This new mid-range Sony projector has rather snuck up on us. We got a bit of press info about it on the eve of the Berlin IFA show, and then caught a glimpse of it in action at the end of a presentation ostensibly about Sony’s 4K TV and projector. But no sooner had we started to digest either of these ‘moments’ than the Sony VPL-HW50ES was suddenly sat atop our projector stand, ready, willing and able - hopefully - to continue Sony’s mostly superb run of 2012 AV form.
Aesthetically the Sony VPL-HW50ES is unusually pretty by projector standards. Its boldly arced and glossy top, rounded corners, together with its centrally mounted and recessed lens all add up to a thing of relative beauty - especially if you get the white version rather than the slightly more dour-looking black one. (Though obviously the black one will be the subtlest bet if you’ve got a fully blacked out room.)
Tucked under a ledge down the side of the Sony VPL-HW50ES projector is a solid/typical selection of connections. Two HDMIs will be the most important jacks for most people, but there’s also a D-Sub PC port, a component video jack, a port for adding an optional extra external 3D transmitter (though there is also a 3D transmitter built into the projector), an IR port, and a 9-pin control socket.
It’s perhaps a shame that the Sony VPL-HW50ES doesn’t follow the Panasonic AT6000E’s lead in offering a third HDMI, but to be fair hardly any other projectors offer more than two either.
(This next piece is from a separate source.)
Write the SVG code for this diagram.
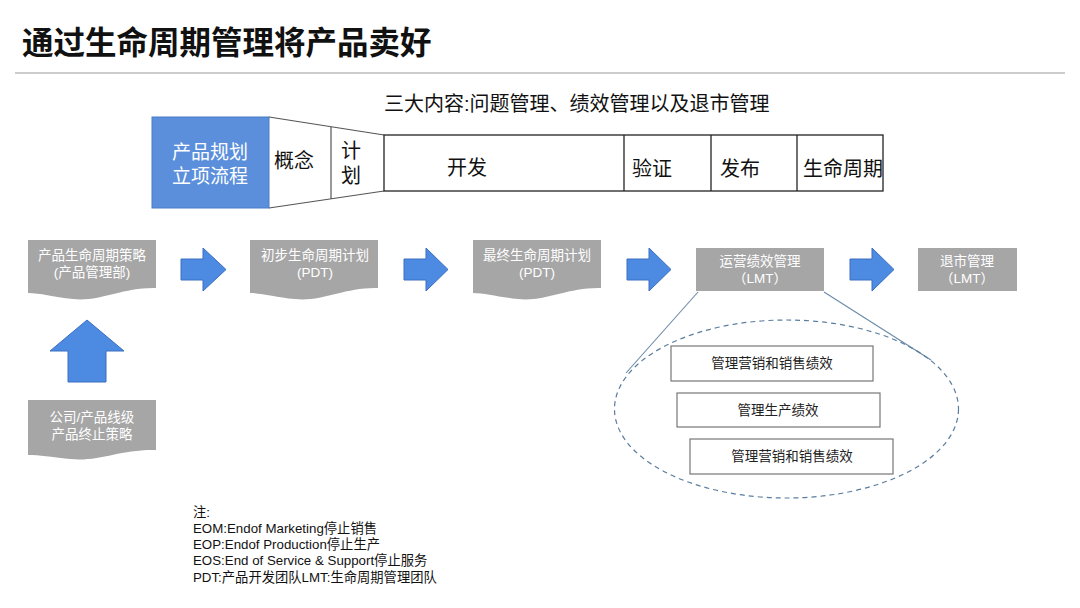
<svg xmlns="http://www.w3.org/2000/svg" width="1080" height="608" viewBox="0 0 1080 608">
<style>
text{font-family:"Liberation Sans","Noto Sans CJK SC",sans-serif;}
.w{fill:#fff;font-size:13.5px;text-anchor:middle;}
.g{fill:#a6a6a6;}
.arr{fill:#4d8be3;stroke:#3a6fc0;stroke-width:1;}
.hd{fill:#111;font-size:20px;}
.bx{fill:#fff;stroke:#777;stroke-width:1.2;}
.bt{fill:#222;font-size:13.5px;text-anchor:middle;}
.nt{fill:#111;font-size:13.3px;}
.ln{stroke:#555;stroke-width:1.2;fill:none;}
</style>
<defs>
<path id="doc" class="g" d="M0,0 H128 V48 C95,47 72,62 45,59 C25,57 12,53 0,53 Z"/>
</defs>
<rect width="1080" height="608" fill="#fff"/>
<text x="22" y="54" font-size="31.5" font-weight="bold" fill="#111">通过生命周期管理将产品卖好</text>
<line x1="15" y1="73" x2="1065" y2="73" stroke="#bbb" stroke-width="1.5"/>
<text x="384" y="111" font-size="20" fill="#111">三大内容:问题管理、绩效管理以及退市管理</text>

<g id="phase-bar">
<rect x="152" y="117" width="117" height="91" fill="#5b8fdb" stroke="#4a7cc8"/>
<text x="210" y="159" font-size="19" fill="#fff" text-anchor="middle">产品规划</text>
<text x="210" y="183" font-size="19" fill="#fff" text-anchor="middle">立项流程</text>
<polyline class="ln" points="269,117 384,135"/>
<polyline class="ln" points="269,208 384,191"/>
<line class="ln" x1="331" y1="127" x2="331" y2="199"/>
<text x="294" y="168" class="hd" text-anchor="middle">概念</text>
<text x="351" y="158" class="hd" text-anchor="middle">计</text>
<text x="351" y="183" class="hd" text-anchor="middle">划</text>
<rect x="384" y="135" width="499" height="56" fill="none" stroke="#222" stroke-width="1.3"/>
<line x1="624" y1="135" x2="624" y2="191" stroke="#222" stroke-width="1.3"/>
<line x1="711" y1="135" x2="711" y2="191" stroke="#222" stroke-width="1.3"/>
<line x1="797" y1="135" x2="797" y2="191" stroke="#222" stroke-width="1.3"/>
<text x="467" y="175" class="hd" text-anchor="middle">开发</text>
<text x="652" y="176" class="hd" text-anchor="middle">验证</text>
<text x="740" y="176" class="hd" text-anchor="middle">发布</text>
<text x="843" y="176" class="hd" text-anchor="middle">生命周期</text>
</g>

<g id="n1">
<use href="#doc" x="28" y="240"/>
<text class="w" x="92" y="260">产品生命周期策略</text>
<text class="w" x="92" y="277">(产品管理部)</text>
</g>
<g id="n2">
<use href="#doc" x="250" y="240"/>
<text class="w" x="315" y="260">初步生命周期计划</text>
<text class="w" x="315" y="277">(PDT)</text>
</g>
<g id="n3">
<use href="#doc" x="473" y="240"/>
<text class="w" x="537" y="260">最终生命周期计划</text>
<text class="w" x="537" y="277">(PDT)</text>
</g>
<g id="n4">
<rect class="g" x="696" y="248" width="128" height="43"/>
<text class="w" x="760" y="266">运营绩效管理</text>
<text class="w" x="760" y="283">（LMT）</text>
</g>
<g id="n5">
<rect class="g" x="918" y="248" width="99" height="43"/>
<text class="w" x="967" y="266">退市管理</text>
<text class="w" x="967" y="283">（LMT）</text>
</g>
<g id="n6">
<path class="g" d="M28,400 H156 V450 C120,449 100,462 70,459 C50,457 40,455 28,455 Z"/>
<text class="w" x="92" y="422">公司/产品线级</text>
<text class="w" x="92" y="439">产品终止策略</text>
</g>

<g id="m1">
<rect class="bx" x="671" y="346" width="202" height="35"/>
<text class="bt" x="772" y="368">管理营销和销售绩效</text>
</g>
<g id="m2">
<rect class="bx" x="677" y="393" width="203" height="34"/>
<text class="bt" x="778" y="415">管理生产绩效</text>
</g>
<g id="m3">
<rect class="bx" x="690" y="439" width="203" height="35"/>
<text class="bt" x="792" y="461">管理营销和销售绩效</text>
</g>

<g id="connectors">
<path class="arr" d="M181,259 H203 V248 L226,269.5 L203,291 V280 H181 Z"/>
<path class="arr" d="M404,259 H426 V248 L448,269.5 L426,291 V280 H404 Z"/>
<path class="arr" d="M627,259 H649 V248 L671,269.5 L649,291 V280 H627 Z"/>
<path class="arr" d="M850,259 H872 V248 L894,269.5 L872,291 V280 H850 Z"/>
<path class="arr" d="M68,382 V351 H50 L87,320 L124,351 H106 V382 Z"/>
<line x1="698" y1="292" x2="626" y2="373" stroke="#6a8aa8" stroke-width="1.1"/>
<line x1="824" y1="292" x2="931" y2="360" stroke="#6a8aa8" stroke-width="1.1"/>
<ellipse cx="786.5" cy="409" rx="172" ry="89" fill="none" stroke="#5a7d9e" stroke-width="1.2" stroke-dasharray="5,4"/>
</g>

<g id="notes">
<text class="nt" x="193" y="517">注:</text>
<text class="nt" x="193" y="533">EOM:Endof Marketing停止销售</text>
<text class="nt" x="193" y="549">EOP:Endof Production停止生产</text>
<text class="nt" x="193" y="565">EOS:End of Service &amp; Support停止服务</text>
<text class="nt" x="193" y="582">PDT:产品开发团队LMT:生命周期管理团队</text>
</g>
</svg>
Setting the Sony VPL-HW50ES up is pretty straightforward. Its lens offers a respectable x1.6 optical zoom, and images can be optically shifted vertically or horizontally using simple rotating adjustors on the projector’s top edge. Focus and zoom, meanwhile, are achieved via simple wheels around the lens.
Having recently tested the Panasonic AT6000E, we can’t ignore the fact that Panasonic’s model trumps the Sony VPL-HW50ES in offering a greater amount of optical zoom (x2) as well as motorised zoom and focus controls and a lens memory feature for folk with an ultra-wide 21:9-ratio screen.
However, while Panasonic’s excellence where set-up is concerned gives Sony some things to think about for the HW50’s successor, it doesn’t alter the fact that the Sony VPL-HW50ES really shouldn’t present many people with any major setup headaches.
The mid-range positioning of the Sony VPL-HW50ES finds it slotting into Sony’s 3D projection range above the soon-to-be-discontinued HW30 but below the excellent Sony VPL-VW95ES. Sony also has the VW1000ES projector, of course, but this model’s 4K native resolution and £17,000 price point put it in a whole separate product category.
The Sony VPL-HW50ES specification represents quite a significant step up from the HW30. For starters, the HW50’s claimed 1700 ANSI Lumens of brightness is a 30 per cent increase on the past model. This should benefit 2D images, of course, but its biggest impact is likely to be with 3D, as the extra brightness should help fight the dimming impact of active shutter 3D glasses.
Also higher on the Sony VPL-HW50ES is the claimed contrast ratio. For while the HW30 claims 70,000:1, the HW50 manages 100,000:1, raising hopes of deeper blacks and generally punchier images. The VW95 offers a contrast ratio of 150,000:1, but then this model costs around £2,000 more.